The paper series haven’t been updated for a long time. This is because a lot of changes I made recently to my life and was very busy for the last month. Now that everything is settled. Let’s continue the paper series. I attended OSDI/ATC 2021 last week and one paper brought to my attention. The paper implemented the thing I was thinking about how to relax the memory pressure in Spark and seamlessly access remote JVM heap. But more interestingly in the Q&A session the author mentioned a previous paper that took a step further of creating a distributed JVM which is our target this week. The paper might not be motivated to solve the same problem I have but certainly it could be used for my problem as well.

Motivation

Baseline GC overhead
  • Fast RDMA network and disaggregated data center structure.
  • No previous work cares about managed language.
    • Heap space remote access.
    • How to handle GC. GC remote objects will block and slow down applications.
    • Object-oriented data structures have random access pattern and highly sensitive to latency.
  • Naive approach of NVMe-oF mounts remote memory as ramdisk. The paper evaluates with this approach (baseline).
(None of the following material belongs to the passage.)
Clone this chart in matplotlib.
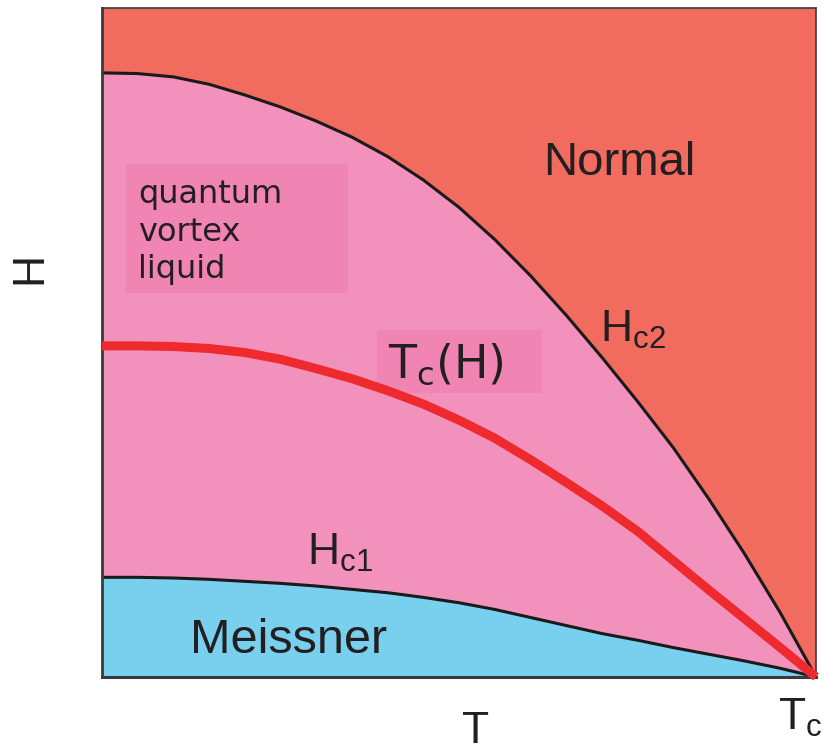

Seems like one can launch a JVM instance with remote memory with this approach?
    • Results show big overhead of GC

Design (Universal Java Heap)

  • Separate the whole heap space to different memory servers and the CPU server just access heaps remotely.
    • CPU server keeps metadata and a local memory to cache active pages.
    • Evicted pages go to remote memory server.
  • Each object has the same virtual address on both the CPU server and memory servers.
  • Offload GC to memory servers.
    • Tracing is offloaded to local memory server.

Evaluation

  • Implementation involves LJVM (OpenJDK 12.0.2) for memory server, JVM for CPU server and Linux kernel for paging and RDMA (NVMe-oF).
  • Memory server tracing overhead is 13% utilization, and a single core can support 8 Spark applications.
  • Spark apps: GraphX-CC, GraphX-PageRank, PageRank, TriangleCount, MLlib-Bayes with data size 2G on a 4 node cluster.
  • Results shows that GC offload has 3.23x performance improvement.